Parting words: New Columbia was founded by two hobbyist couples (related I’m guessing) back in 2011. In spite of the corny prohibition-related marketing (The man with the green hat was apparently a DC bootlegger), this is an idiosyncratic but solid cocktail gin. It lacks the finesse of Miller’s, another caraway-forward gin, but if they’re going for something like Aquavit, as the name suggests, maybe the rougher character is in keeping with that tradition.
At any rate, Green Hat Fall/Winter edition is recommended.
Style: Double Irish-style stout.
Purchased for $13/6 pack
Appearance: Dark coffee brown with a beige lacy head.
Nose: Slightly toasty, sweet malt.
Palate: Sweet and a little sticky. Oatmeal, molasses, effervescence.
Finish: Some bitterness and a bit of smoke. Dry.
Parting words: Moher Stout is named for a scenic group of cliffs in Ireland that were, according to the bottle, the scene of at least one shipwreck.
Anyway, this differs from their Uncle Steve’s Stout in two ways. First, it’s at “double” strength and second oatmeal is used in the making of it. These two factors lift it above Uncle Steve’s and into highly recommended territory. Unfortunately the high price takes it down a peg from there. Moher Stout is, like I said, recommended.
Style: Irish blend
Michigan State Minimum: $70
Appearance: Bright amber (coloring probably used).

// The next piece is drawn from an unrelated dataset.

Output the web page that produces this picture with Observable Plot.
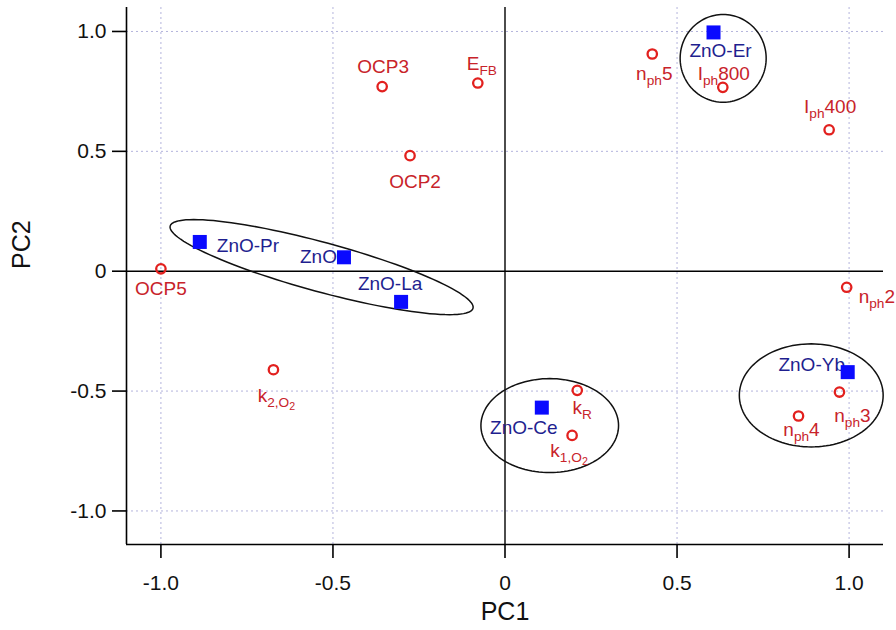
<!DOCTYPE html>
<html>
<head>
<meta charset="utf-8">
<script src="https://cdn.jsdelivr.net/npm/d3@7"></script>
<script src="https://cdn.jsdelivr.net/npm/@observablehq/plot@0.6"></script>
<style>
  html, body { margin: 0; padding: 0; background: #fff; }
  #chart { width: 896px; height: 630px; }
</style>
</head>
<body>
<div id="chart"></div>
<script>
// ---- data ----
const xDomain = [-1.1, 1.1];
const yDomain = [-1.14, 1.1];
const xTicks = [-1.0, -0.5, 0, 0.5, 1.0];
const xTickLabels = ["-1.0", "-0.5", "0", "0.5", "1.0"];
const yTicks = [-1.0, -0.5, 0, 0.5, 1.0];
const yTickLabels = ["-1.0", "-0.5", "0", "0.5", "1.0"];

// variables (loadings, red open circles)
const varNames = ["OCP5", "OCP3", "E_{FB}", "OCP2", "n_{ph}5", "I_{ph}800", "I_{ph}400", "n_{ph}2", "k_{2,O_{2}}", "k_{R}", "k_{1,O_{2}}", "n_{ph}3", "n_{ph}4"];
const varPC1 = [-1.0, -0.357, -0.079, -0.276, 0.428, 0.633, 0.942, 0.993, -0.673, 0.21, 0.195, 0.972, 0.853];
const varPC2 = [0.01, 0.77, 0.785, 0.482, 0.906, 0.767, 0.59, -0.067, -0.411, -0.497, -0.685, -0.504, -0.604];

// samples (scores, blue squares)
const sampleNames = ["ZnO-Pr", "ZnO", "ZnO-La", "ZnO-Er", "ZnO-Ce", "ZnO-Yb"];
const samplePC1 = [-0.887, -0.468, -0.302, 0.606, 0.107, 0.996];
const samplePC2 = [0.122, 0.058, -0.128, 0.996, -0.569, -0.421];

// group ellipses: centre, semi-axes (x units, y units), tilt in degrees
const ellipseNames = ["Pr-ZnO-La", "Er", "Ce", "Yb"];
const ellipseCX = [-0.533, 0.634, 0.13, 0.89];
const ellipseCY = [0.017, 0.888, -0.644, -0.518];
const ellipseRX = [0.456, 0.125, 0.2, 0.209];
const ellipseRY = [0.103, 0.183, 0.196, 0.215];
const ellipseTilt = [15.2, 0, 0, 0];

// ---- layout / style ----
const W = 896, H = 630;
const M = {left: 126, right: 13, top: 7, bottom: 86};
const FONT = "'Liberation Sans', Arial, Helvetica, sans-serif";
const RED = "#e2201e", RED_TEXT = "#c8232a", BLUE = "#0a0aff", BLUE_TEXT = "#1f1f8f";
const LABEL_FS = 19;

const varLabelOffset = {
  "OCP5": [0, 20, "middle"], "OCP3": [1, -20, "middle"], "E_{FB}": [4, -19, "middle"],
  "OCP2": [5, 26, "middle"], "n_{ph}5": [2, 20, "middle"], "I_{ph}800": [1, -13, "middle"],
  "I_{ph}400": [1, -23, "middle"], "n_{ph}2": [12, 10, "start"], "k_{2,O_{2}}": [3, 26, "middle"],
  "k_{R}": [5, 18, "middle"], "k_{1,O_{2}}": [-3, 15, "middle"], "n_{ph}3": [13, 24, "middle"],
  "n_{ph}4": [3, 14, "middle"]
};
const sampleLabelOffset = {
  "ZnO-Pr": [17, 4, "start"], "ZnO": [-7, 0, "end"], "ZnO-La": [-11, -18, "middle"],
  "ZnO-Er": [7, 18, "middle"], "ZnO-Ce": [-18, 20, "middle"], "ZnO-Yb": [-36, -7, "middle"]
};

const vars = varNames.map((n, i) => ({name: n, x: varPC1[i], y: varPC2[i]}));
const samples = sampleNames.map((n, i) => ({name: n, x: samplePC1[i], y: samplePC2[i]}));

// pixels per data unit
const kx = (W - M.left - M.right) / (xDomain[1] - xDomain[0]);
const ky = (H - M.top - M.bottom) / (yDomain[1] - yDomain[0]);
const ellipsePts = [];
ellipseNames.forEach((id, i) => {
  const a = ellipseRX[i] * kx, b = ellipseRY[i] * ky;
  const th = ellipseTilt[i] * Math.PI / 180;
  for (let k = 0; k < 120; k++) {
    const t = 2 * Math.PI * k / 120;
    const u = a * Math.cos(t), v = b * Math.sin(t);
    const px = u * Math.cos(th) - v * Math.sin(th);
    const py = u * Math.sin(th) + v * Math.cos(th); // screen (down positive)
    ellipsePts.push({id, x: ellipseCX[i] + px / kx, y: ellipseCY[i] - py / ky});
  }
});

const marks = [
  Plot.gridX(xTicks.filter(d => d !== 0), {stroke: "#b4b4dc", strokeOpacity: 1, strokeDasharray: "2,3", strokeWidth: 1}),
  Plot.gridY(yTicks.filter(d => d !== 0), {stroke: "#b4b4dc", strokeOpacity: 1, strokeDasharray: "2,3", strokeWidth: 1}),
  Plot.ruleX([0], {stroke: "#000", strokeWidth: 1.4}),
  Plot.ruleY([0], {stroke: "#000", strokeWidth: 1.4}),
  Plot.ruleX([xDomain[0]], {stroke: "#000", strokeWidth: 1.6}),
  Plot.ruleY([yDomain[0]], {stroke: "#000", strokeWidth: 1.6}),
  Plot.axisX(xTicks, {tickFormat: (d, i) => xTickLabels[i], tickSize: 14, tickPadding: 17, fontSize: 21, strokeWidth: 1.6, label: null, fill: "#111"}),
  Plot.axisY(yTicks, {tickFormat: (d, i) => yTickLabels[i], tickSize: 14, tickPadding: 6, fontSize: 21, strokeWidth: 1.6, label: null, fill: "#111"}),
  Plot.text(["PC1"], {frameAnchor: "bottom", dy: 67, fontSize: 25, fill: "#111", lineAnchor: "middle"}),
  Plot.text(["PC2"], {frameAnchor: "left", dx: -105, dy: -7, rotate: -90, fontSize: 25, fill: "#111", lineAnchor: "middle"}),
  Plot.line(ellipsePts, {x: "x", y: "y", z: "id", curve: "linear-closed", stroke: "#111", strokeWidth: 1.5}),
  ...vars.map(d => {
    const o = varLabelOffset[d.name];
    return Plot.text([d], {x: "x", y: "y", text: "name", dx: o[0], dy: o[1], textAnchor: o[2], lineAnchor: "middle", fontSize: LABEL_FS, fill: RED_TEXT});
  }),
  ...samples.map(d => {
    const o = sampleLabelOffset[d.name];
    return Plot.text([d], {x: "x", y: "y", text: "name", dx: o[0], dy: o[1], textAnchor: o[2], lineAnchor: "middle", fontSize: LABEL_FS, fill: BLUE_TEXT});
  }),
  Plot.dot(vars, {x: "x", y: "y", r: 4.7, stroke: RED, strokeWidth: 2.3, fill: "none"}),
  Plot.dot(samples, {x: "x", y: "y", r: 7.9, symbol: "square", fill: BLUE, stroke: "none"})
];

const chart = Plot.plot({
  width: W, height: H,
  marginLeft: M.left, marginRight: M.right, marginTop: M.top, marginBottom: M.bottom,
  x: {domain: xDomain},
  y: {domain: yDomain},
  style: {fontFamily: FONT, background: "#fff", overflow: "visible"},
  marks
});

// render "_{...}" as subscripts
function parseSub(s) {
  const out = []; let level = 0, buf = "";
  for (let i = 0; i < s.length; i++) {
    if (s[i] === "_" && s[i + 1] === "{") { if (buf) out.push({t: buf, l: level}); buf = ""; level++; i++; }
    else if (s[i] === "}") { if (buf) out.push({t: buf, l: level}); buf = ""; level--; }
    else buf += s[i];
  }
  if (buf) out.push({t: buf, l: level});
  return out;
}
const NS = "http://www.w3.org/2000/svg";
chart.querySelectorAll("text").forEach(el => {
  const s = el.textContent;
  if (!s.includes("_{")) return;
  const sizes = [LABEL_FS, LABEL_FS * 0.72, LABEL_FS * 0.56];
  const offs = [0, 5, 8.5];
  let prev = 0;
  el.textContent = "";
  parseSub(s).forEach(seg => {
    const ts = document.createElementNS(NS, "tspan");
    ts.setAttribute("font-size", sizes[seg.l]);
    const dy = offs[seg.l] - offs[prev];
    if (dy) ts.setAttribute("dy", dy);
    ts.textContent = seg.t;
    el.appendChild(ts);
    prev = seg.l;
  });
});

document.getElementById("chart").appendChild(chart);
</script>
</body>
</html>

Nose: Cut oak, cashews, vanilla, alcohol.
Palate: Full bodied, soft and mild. Butterscotch hard candy, alcohol.
Finish: Chewy. Oak with a whiff of smoke. Fairly short.
Parting words: There are two age stated whiskeys from Jameson available in the state of Michigan, this and the 18 y/o edition. The 18 y/o goes for $140 here so chances are good that this is the oldest Jameson expression you’ll see grace this blog.
This is certainly a step up from the standard Jameson. It has much more depth of flavor and a lot more oak. Unfortunately, the charming floral characteristics of the standard edition are gone too. Still, this is a tasty, flavorful whiskey.
Its only problem (one shared with all the other Jamesons) is price. In Michigan, Redbreast 12 is $65, Power’s 12 is $45 and Knappogue Castle 12 is $32(!). All of those are as good or better than Jameson 12, and two of those are made at the same distillery as Jameson! That price disparity earns Jameson Special Reserve, 12 y/o only a mild recommendation.
Maker: Compass Box, Edinburgh, Scotland, UK
Style: Blended malt in American oak with toasted French oak barrel heads (see here for more information: http://www.compassboxwhisky.com/pdf/TheSpiceTree.pdf)
Region: Northern Highlands
Note: Not colored or chill-filtered.
Michigan state minimum: $62
Appearance: Medium gold with long thin legs
Nose: Sweet malt, vanilla, nutmeg, pinch of ginger.
Palate: Soft with a hint of spice. Custard, cassia, allspice, mace, ginger, clove.
Finish: Spice followed by a hit of vanilla fading into alcohol heat.
Parting words: The original edition of Spice Tree was aged with French oak barrel inserts. The Scotch Whisky Association threatened legal action against Compass Box because of this process. Compass Box decided not to fight the SWA and changed their process to one utilizing French oak barrel heads instead of the inserts.
I never got a chance to taste the old controversial version but this one is very good. I enjoy the Northern Highland whiskies very much on their own and the French oak process has nicely enhanced the spicy flavors of these malts. One would also be hard pressed to get a malt from any of those distilleries at this price that tastes this good. Spice Tree is recommended.